EXERCISE OBJECTIVE
Keep only the lines where "matplotlib" appears.
______________________________
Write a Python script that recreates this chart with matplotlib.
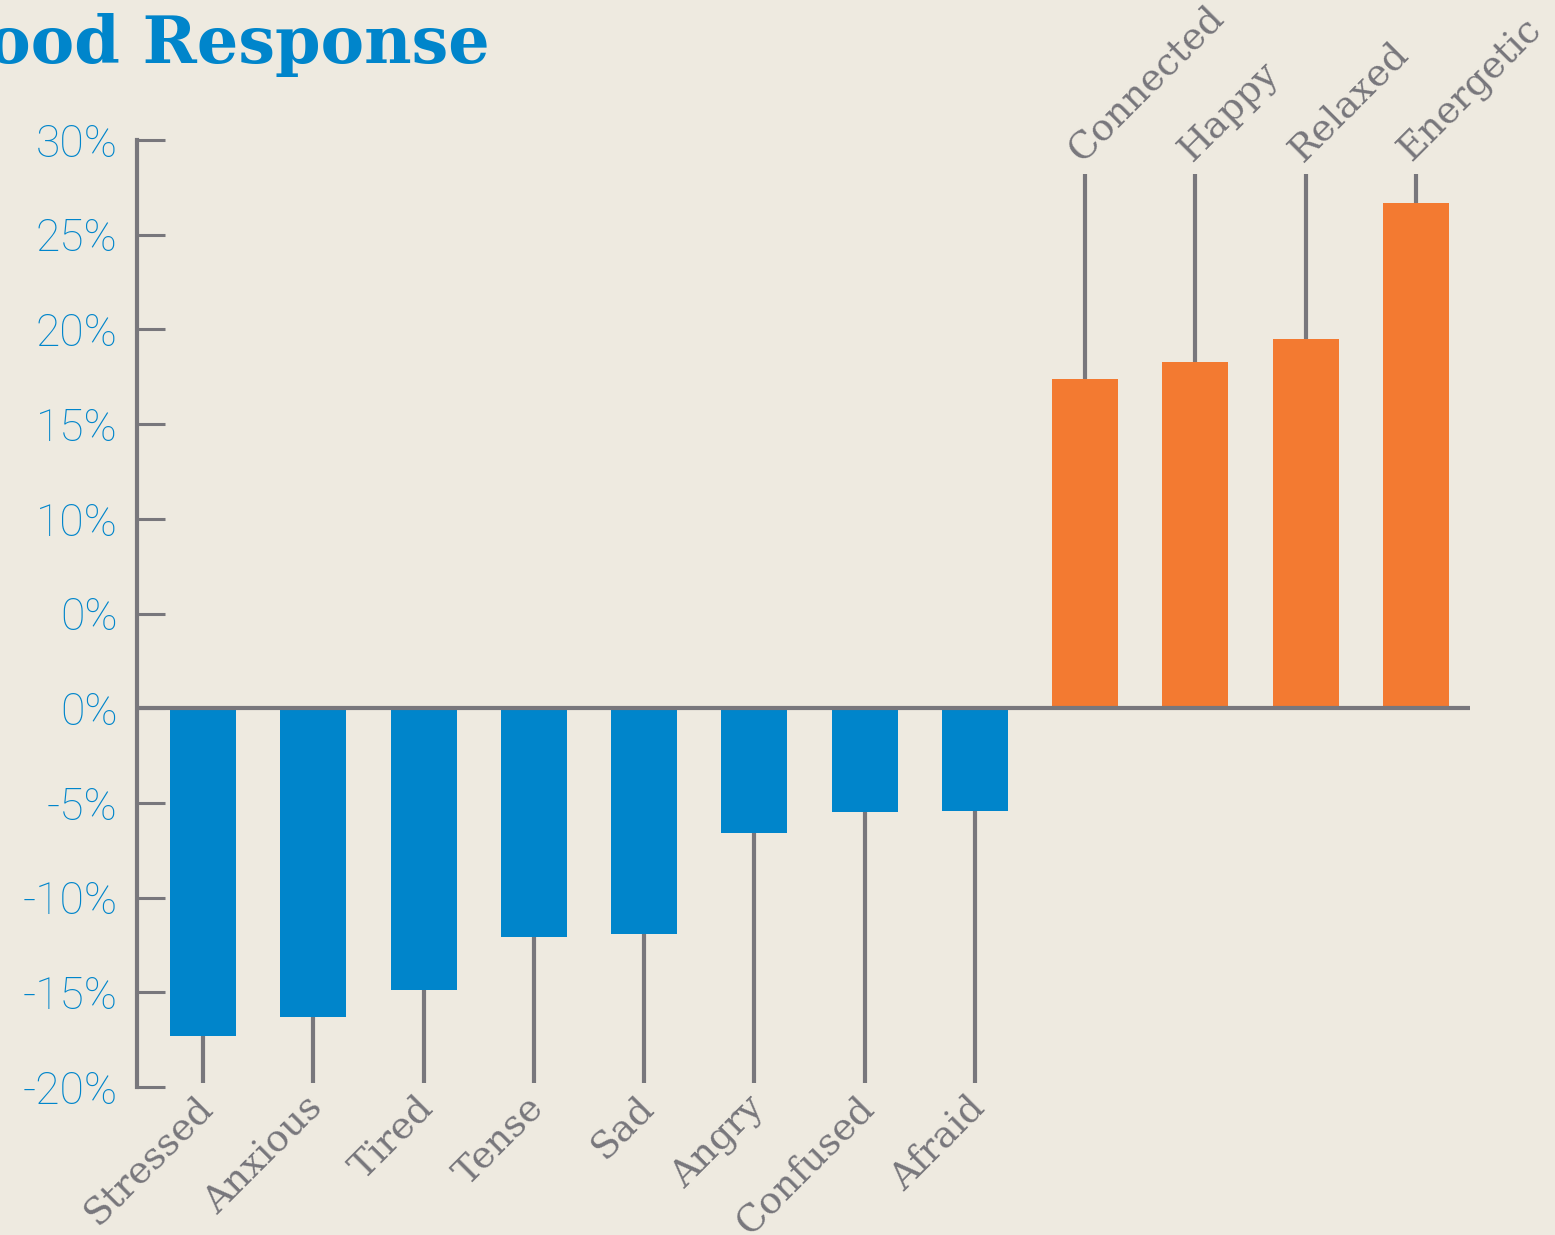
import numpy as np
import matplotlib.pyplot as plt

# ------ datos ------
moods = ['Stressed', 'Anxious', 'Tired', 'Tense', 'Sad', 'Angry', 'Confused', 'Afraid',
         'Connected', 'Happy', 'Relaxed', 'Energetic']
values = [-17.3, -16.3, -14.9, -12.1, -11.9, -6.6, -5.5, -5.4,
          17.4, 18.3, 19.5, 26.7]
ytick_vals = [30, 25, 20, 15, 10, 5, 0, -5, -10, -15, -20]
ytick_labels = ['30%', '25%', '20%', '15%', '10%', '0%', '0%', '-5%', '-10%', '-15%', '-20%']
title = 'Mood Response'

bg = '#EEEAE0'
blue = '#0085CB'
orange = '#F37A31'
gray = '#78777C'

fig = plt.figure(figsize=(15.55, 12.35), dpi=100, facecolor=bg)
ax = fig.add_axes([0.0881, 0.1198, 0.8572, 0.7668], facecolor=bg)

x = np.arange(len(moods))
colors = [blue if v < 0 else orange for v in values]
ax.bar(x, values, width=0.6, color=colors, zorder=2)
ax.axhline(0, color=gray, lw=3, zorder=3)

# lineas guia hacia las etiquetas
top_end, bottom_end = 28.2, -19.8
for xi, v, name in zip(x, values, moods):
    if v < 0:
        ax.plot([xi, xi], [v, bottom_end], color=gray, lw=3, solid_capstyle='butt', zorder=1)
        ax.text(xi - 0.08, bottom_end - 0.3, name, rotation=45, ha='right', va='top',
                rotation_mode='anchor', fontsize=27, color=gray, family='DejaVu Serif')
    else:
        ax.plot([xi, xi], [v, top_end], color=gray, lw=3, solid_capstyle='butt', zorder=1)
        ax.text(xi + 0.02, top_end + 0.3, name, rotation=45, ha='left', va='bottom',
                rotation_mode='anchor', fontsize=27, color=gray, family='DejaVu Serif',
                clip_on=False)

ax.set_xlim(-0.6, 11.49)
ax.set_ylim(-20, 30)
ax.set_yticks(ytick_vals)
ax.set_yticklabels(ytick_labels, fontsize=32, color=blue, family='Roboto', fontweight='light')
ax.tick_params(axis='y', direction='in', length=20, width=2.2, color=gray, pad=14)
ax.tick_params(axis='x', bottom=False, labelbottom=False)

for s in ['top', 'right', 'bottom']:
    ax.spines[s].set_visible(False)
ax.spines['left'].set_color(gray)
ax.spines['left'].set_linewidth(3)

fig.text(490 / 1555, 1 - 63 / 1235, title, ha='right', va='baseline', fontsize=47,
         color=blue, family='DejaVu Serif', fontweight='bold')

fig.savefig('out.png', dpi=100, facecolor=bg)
______________________________
ANSWER IN FULL
Write a Python script that recreates this chart with matplotlib.
import matplotlib.pyplot as plt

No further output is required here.